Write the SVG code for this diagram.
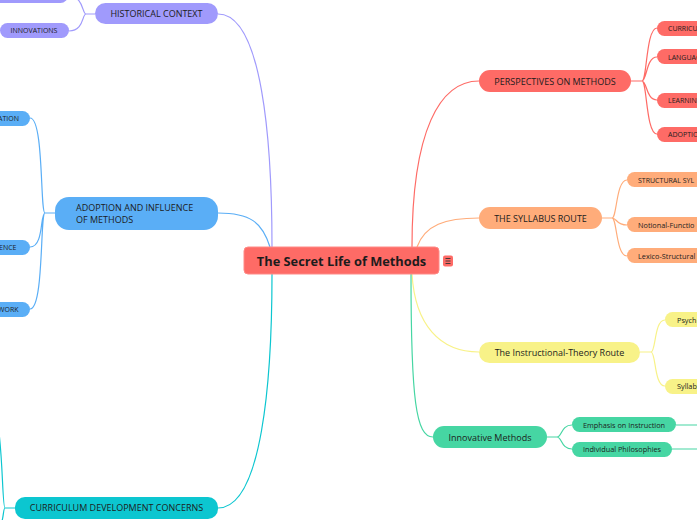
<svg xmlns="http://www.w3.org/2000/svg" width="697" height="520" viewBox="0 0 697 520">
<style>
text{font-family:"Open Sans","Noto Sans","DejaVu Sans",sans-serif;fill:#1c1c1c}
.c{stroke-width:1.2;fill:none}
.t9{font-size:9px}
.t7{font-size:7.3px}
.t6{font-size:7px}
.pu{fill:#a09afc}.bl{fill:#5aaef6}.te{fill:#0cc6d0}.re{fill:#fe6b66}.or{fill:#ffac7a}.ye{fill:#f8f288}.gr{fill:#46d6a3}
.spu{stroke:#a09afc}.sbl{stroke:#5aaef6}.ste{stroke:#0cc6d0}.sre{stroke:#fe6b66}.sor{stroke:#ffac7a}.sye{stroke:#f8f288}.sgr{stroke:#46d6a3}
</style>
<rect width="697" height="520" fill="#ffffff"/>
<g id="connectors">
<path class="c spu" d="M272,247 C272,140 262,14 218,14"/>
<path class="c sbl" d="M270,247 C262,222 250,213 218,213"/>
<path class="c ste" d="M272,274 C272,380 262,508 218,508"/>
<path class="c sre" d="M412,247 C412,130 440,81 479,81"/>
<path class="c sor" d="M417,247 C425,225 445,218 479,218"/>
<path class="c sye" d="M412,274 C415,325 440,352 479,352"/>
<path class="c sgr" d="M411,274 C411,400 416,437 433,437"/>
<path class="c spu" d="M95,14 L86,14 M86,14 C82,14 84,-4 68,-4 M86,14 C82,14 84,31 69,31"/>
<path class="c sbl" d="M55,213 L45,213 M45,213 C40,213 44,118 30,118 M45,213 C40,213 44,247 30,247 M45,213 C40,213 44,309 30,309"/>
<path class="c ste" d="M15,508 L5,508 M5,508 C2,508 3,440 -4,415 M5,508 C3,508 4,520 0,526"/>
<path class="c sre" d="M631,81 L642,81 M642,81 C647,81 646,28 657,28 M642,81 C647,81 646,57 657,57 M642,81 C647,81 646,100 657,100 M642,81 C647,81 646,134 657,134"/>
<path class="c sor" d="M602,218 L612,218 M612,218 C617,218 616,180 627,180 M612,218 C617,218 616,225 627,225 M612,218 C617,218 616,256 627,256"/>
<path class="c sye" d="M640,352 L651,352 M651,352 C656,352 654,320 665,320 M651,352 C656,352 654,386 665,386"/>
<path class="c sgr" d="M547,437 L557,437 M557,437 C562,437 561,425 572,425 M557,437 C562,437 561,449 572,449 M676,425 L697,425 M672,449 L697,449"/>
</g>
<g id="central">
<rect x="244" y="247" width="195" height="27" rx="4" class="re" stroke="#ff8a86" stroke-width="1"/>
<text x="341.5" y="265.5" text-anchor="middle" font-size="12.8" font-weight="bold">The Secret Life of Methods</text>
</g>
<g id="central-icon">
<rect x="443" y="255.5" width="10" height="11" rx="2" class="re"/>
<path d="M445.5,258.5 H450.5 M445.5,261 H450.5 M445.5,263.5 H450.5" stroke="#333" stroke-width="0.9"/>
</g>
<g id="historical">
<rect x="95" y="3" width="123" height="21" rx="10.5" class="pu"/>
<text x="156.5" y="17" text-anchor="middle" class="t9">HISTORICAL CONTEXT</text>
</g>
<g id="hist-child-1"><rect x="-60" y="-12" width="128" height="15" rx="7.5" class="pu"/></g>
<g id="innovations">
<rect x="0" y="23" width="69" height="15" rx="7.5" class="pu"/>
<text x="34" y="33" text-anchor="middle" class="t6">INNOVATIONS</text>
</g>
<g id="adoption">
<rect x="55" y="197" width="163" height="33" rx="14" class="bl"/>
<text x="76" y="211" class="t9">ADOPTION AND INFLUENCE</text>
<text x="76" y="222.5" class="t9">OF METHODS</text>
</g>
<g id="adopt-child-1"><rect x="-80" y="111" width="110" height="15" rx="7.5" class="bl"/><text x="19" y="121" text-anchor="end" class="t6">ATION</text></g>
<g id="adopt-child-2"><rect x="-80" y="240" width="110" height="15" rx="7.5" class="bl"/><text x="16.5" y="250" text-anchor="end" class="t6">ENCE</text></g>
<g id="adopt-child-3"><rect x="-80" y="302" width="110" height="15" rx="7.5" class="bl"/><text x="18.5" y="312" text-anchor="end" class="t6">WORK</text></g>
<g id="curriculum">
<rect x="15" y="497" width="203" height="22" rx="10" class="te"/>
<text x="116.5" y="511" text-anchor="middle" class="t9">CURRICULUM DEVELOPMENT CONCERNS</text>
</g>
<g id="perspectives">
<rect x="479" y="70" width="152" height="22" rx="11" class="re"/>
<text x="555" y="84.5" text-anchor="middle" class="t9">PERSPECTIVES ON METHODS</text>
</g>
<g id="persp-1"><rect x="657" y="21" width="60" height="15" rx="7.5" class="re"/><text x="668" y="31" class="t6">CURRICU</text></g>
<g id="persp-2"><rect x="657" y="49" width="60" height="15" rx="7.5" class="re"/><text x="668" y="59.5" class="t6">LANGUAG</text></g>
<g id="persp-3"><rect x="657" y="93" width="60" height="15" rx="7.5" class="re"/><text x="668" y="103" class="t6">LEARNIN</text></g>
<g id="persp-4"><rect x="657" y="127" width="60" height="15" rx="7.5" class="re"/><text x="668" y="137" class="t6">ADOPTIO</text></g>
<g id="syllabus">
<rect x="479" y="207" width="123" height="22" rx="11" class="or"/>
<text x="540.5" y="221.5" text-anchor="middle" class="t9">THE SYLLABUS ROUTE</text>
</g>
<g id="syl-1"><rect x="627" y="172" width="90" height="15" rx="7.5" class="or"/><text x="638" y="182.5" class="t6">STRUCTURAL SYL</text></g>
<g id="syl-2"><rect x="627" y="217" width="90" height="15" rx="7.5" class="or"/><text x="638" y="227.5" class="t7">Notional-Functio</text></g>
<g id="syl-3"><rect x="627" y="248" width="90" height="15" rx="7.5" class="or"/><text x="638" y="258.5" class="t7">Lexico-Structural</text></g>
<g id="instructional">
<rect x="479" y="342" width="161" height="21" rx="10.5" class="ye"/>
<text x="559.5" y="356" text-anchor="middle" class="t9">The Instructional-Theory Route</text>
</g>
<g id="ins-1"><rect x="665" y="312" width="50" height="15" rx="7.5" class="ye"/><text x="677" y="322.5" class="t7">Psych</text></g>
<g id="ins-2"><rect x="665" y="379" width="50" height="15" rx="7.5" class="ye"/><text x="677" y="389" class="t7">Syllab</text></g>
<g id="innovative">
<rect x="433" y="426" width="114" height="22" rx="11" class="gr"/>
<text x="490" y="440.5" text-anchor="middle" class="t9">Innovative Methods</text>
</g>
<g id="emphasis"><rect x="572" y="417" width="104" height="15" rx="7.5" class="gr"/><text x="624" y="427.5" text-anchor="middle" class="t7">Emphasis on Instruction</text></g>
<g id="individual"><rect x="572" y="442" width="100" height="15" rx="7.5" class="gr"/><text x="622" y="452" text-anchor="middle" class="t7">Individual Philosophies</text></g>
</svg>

____

§ **Task goal**
Write out the full listing verbatim, excluding its pictures.

§ **Answer to this exercise**
Write the SVG code for this diagram.
<svg xmlns="http://www.w3.org/2000/svg" width="697" height="520" viewBox="0 0 697 520">
<style>
text{font-family:"Open Sans","Noto Sans","DejaVu Sans",sans-serif;fill:#1c1c1c}
.c{stroke-width:1.2;fill:none}
.t9{font-size:9px}
.t7{font-size:7.3px}
.t6{font-size:7px}
.pu{fill:#a09afc}.bl{fill:#5aaef6}.te{fill:#0cc6d0}.re{fill:#fe6b66}.or{fill:#ffac7a}.ye{fill:#f8f288}.gr{fill:#46d6a3}
.spu{stroke:#a09afc}.sbl{stroke:#5aaef6}.ste{stroke:#0cc6d0}.sre{stroke:#fe6b66}.sor{stroke:#ffac7a}.sye{stroke:#f8f288}.sgr{stroke:#46d6a3}
</style>
<rect width="697" height="520" fill="#ffffff"/>
<g id="connectors">
<path class="c spu" d="M272,247 C272,140 262,14 218,14"/>
<path class="c sbl" d="M270,247 C262,222 250,213 218,213"/>
<path class="c ste" d="M272,274 C272,380 262,508 218,508"/>
<path class="c sre" d="M412,247 C412,130 440,81 479,81"/>
<path class="c sor" d="M417,247 C425,225 445,218 479,218"/>
<path class="c sye" d="M412,274 C415,325 440,352 479,352"/>
<path class="c sgr" d="M411,274 C411,400 416,437 433,437"/>
<path class="c spu" d="M95,14 L86,14 M86,14 C82,14 84,-4 68,-4 M86,14 C82,14 84,31 69,31"/>
<path class="c sbl" d="M55,213 L45,213 M45,213 C40,213 44,118 30,118 M45,213 C40,213 44,247 30,247 M45,213 C40,213 44,309 30,309"/>
<path class="c ste" d="M15,508 L5,508 M5,508 C2,508 3,440 -4,415 M5,508 C3,508 4,520 0,526"/>
<path class="c sre" d="M631,81 L642,81 M642,81 C647,81 646,28 657,28 M642,81 C647,81 646,57 657,57 M642,81 C647,81 646,100 657,100 M642,81 C647,81 646,134 657,134"/>
<path class="c sor" d="M602,218 L612,218 M612,218 C617,218 616,180 627,180 M612,218 C617,218 616,225 627,225 M612,218 C617,218 616,256 627,256"/>
<path class="c sye" d="M640,352 L651,352 M651,352 C656,352 654,320 665,320 M651,352 C656,352 654,386 665,386"/>
<path class="c sgr" d="M547,437 L557,437 M557,437 C562,437 561,425 572,425 M557,437 C562,437 561,449 572,449 M676,425 L697,425 M672,449 L697,449"/>
</g>
<g id="central">
<rect x="244" y="247" width="195" height="27" rx="4" class="re" stroke="#ff8a86" stroke-width="1"/>
<text x="341.5" y="265.5" text-anchor="middle" font-size="12.8" font-weight="bold">The Secret Life of Methods</text>
</g>
<g id="central-icon">
<rect x="443" y="255.5" width="10" height="11" rx="2" class="re"/>
<path d="M445.5,258.5 H450.5 M445.5,261 H450.5 M445.5,263.5 H450.5" stroke="#333" stroke-width="0.9"/>
</g>
<g id="historical">
<rect x="95" y="3" width="123" height="21" rx="10.5" class="pu"/>
<text x="156.5" y="17" text-anchor="middle" class="t9">HISTORICAL CONTEXT</text>
</g>
<g id="hist-child-1"><rect x="-60" y="-12" width="128" height="15" rx="7.5" class="pu"/></g>
<g id="innovations">
<rect x="0" y="23" width="69" height="15" rx="7.5" class="pu"/>
<text x="34" y="33" text-anchor="middle" class="t6">INNOVATIONS</text>
</g>
<g id="adoption">
<rect x="55" y="197" width="163" height="33" rx="14" class="bl"/>
<text x="76" y="211" class="t9">ADOPTION AND INFLUENCE</text>
<text x="76" y="222.5" class="t9">OF METHODS</text>
</g>
<g id="adopt-child-1"><rect x="-80" y="111" width="110" height="15" rx="7.5" class="bl"/><text x="19" y="121" text-anchor="end" class="t6">ATION</text></g>
<g id="adopt-child-2"><rect x="-80" y="240" width="110" height="15" rx="7.5" class="bl"/><text x="16.5" y="250" text-anchor="end" class="t6">ENCE</text></g>
<g id="adopt-child-3"><rect x="-80" y="302" width="110" height="15" rx="7.5" class="bl"/><text x="18.5" y="312" text-anchor="end" class="t6">WORK</text></g>
<g id="curriculum">
<rect x="15" y="497" width="203" height="22" rx="10" class="te"/>
<text x="116.5" y="511" text-anchor="middle" class="t9">CURRICULUM DEVELOPMENT CONCERNS</text>
</g>
<g id="perspectives">
<rect x="479" y="70" width="152" height="22" rx="11" class="re"/>
<text x="555" y="84.5" text-anchor="middle" class="t9">PERSPECTIVES ON METHODS</text>
</g>
<g id="persp-1"><rect x="657" y="21" width="60" height="15" rx="7.5" class="re"/><text x="668" y="31" class="t6">CURRICU</text></g>
<g id="persp-2"><rect x="657" y="49" width="60" height="15" rx="7.5" class="re"/><text x="668" y="59.5" class="t6">LANGUAG</text></g>
<g id="persp-3"><rect x="657" y="93" width="60" height="15" rx="7.5" class="re"/><text x="668" y="103" class="t6">LEARNIN</text></g>
<g id="persp-4"><rect x="657" y="127" width="60" height="15" rx="7.5" class="re"/><text x="668" y="137" class="t6">ADOPTIO</text></g>
<g id="syllabus">
<rect x="479" y="207" width="123" height="22" rx="11" class="or"/>
<text x="540.5" y="221.5" text-anchor="middle" class="t9">THE SYLLABUS ROUTE</text>
</g>
<g id="syl-1"><rect x="627" y="172" width="90" height="15" rx="7.5" class="or"/><text x="638" y="182.5" class="t6">STRUCTURAL SYL</text></g>
<g id="syl-2"><rect x="627" y="217" width="90" height="15" rx="7.5" class="or"/><text x="638" y="227.5" class="t7">Notional-Functio</text></g>
<g id="syl-3"><rect x="627" y="248" width="90" height="15" rx="7.5" class="or"/><text x="638" y="258.5" class="t7">Lexico-Structural</text></g>
<g id="instructional">
<rect x="479" y="342" width="161" height="21" rx="10.5" class="ye"/>
<text x="559.5" y="356" text-anchor="middle" class="t9">The Instructional-Theory Route</text>
</g>
<g id="ins-1"><rect x="665" y="312" width="50" height="15" rx="7.5" class="ye"/><text x="677" y="322.5" class="t7">Psych</text></g>
<g id="ins-2"><rect x="665" y="379" width="50" height="15" rx="7.5" class="ye"/><text x="677" y="389" class="t7">Syllab</text></g>
<g id="innovative">
<rect x="433" y="426" width="114" height="22" rx="11" class="gr"/>
<text x="490" y="440.5" text-anchor="middle" class="t9">Innovative Methods</text>
</g>
<g id="emphasis"><rect x="572" y="417" width="104" height="15" rx="7.5" class="gr"/><text x="624" y="427.5" text-anchor="middle" class="t7">Emphasis on Instruction</text></g>
<g id="individual"><rect x="572" y="442" width="100" height="15" rx="7.5" class="gr"/><text x="622" y="452" text-anchor="middle" class="t7">Individual Philosophies</text></g>
</svg>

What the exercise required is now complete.